All I had to do was write it.
And then I had another idea. And another.
And then I had another idea. And another.
It was as if short stories were saying to me, We haven’t had a look-in for years because your head was crowded with big fat novels. Gallumphing great Labradors taking up all your headspace. We’re small cats, and we’re too proud to push in where there’s no room for us. But we’ve been waiting, and as you seem to have left the catflap open, well, we don’t mind if we do…

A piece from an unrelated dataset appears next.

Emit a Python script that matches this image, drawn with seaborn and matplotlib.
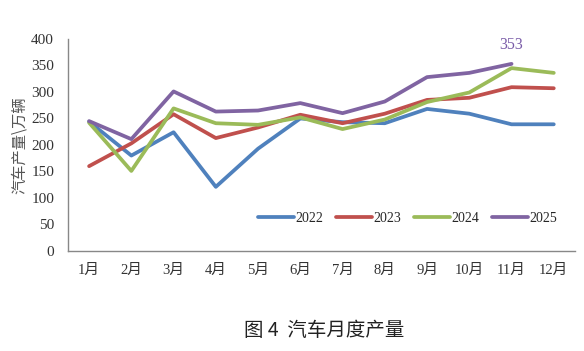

And in they came. And now that the catflap is open, in they keep coming, washing their faces on the hearthrug and making themselves comfortable. I’ve set myself a goal, because I need goals, I’m that kind of writer: six stories in six months. That gives me time to think, research, plan, write, leave aside and edit. It’s exactly what I do for novels except on a smaller scale.
I don’t know what I’ll do
after the six months is up. Perhaps Street
Song will have sold by then. Perhaps I’ll be asked to write a sequel to Name Upon Name. Perhaps one of the short
stories will spark an idea for a novel. (Actually, that might already have
happened…) Or perhaps the short story cats will keep sidling through the cat
flap. There’s always a welcome if they do.
2 comments:
Love the short story cat image - happy writing!
Thanks, Joan! I didn't set out to make it about cats and dogs -- the image snuck in, just like the short story ideas did. I think that's one of the things I love best about them.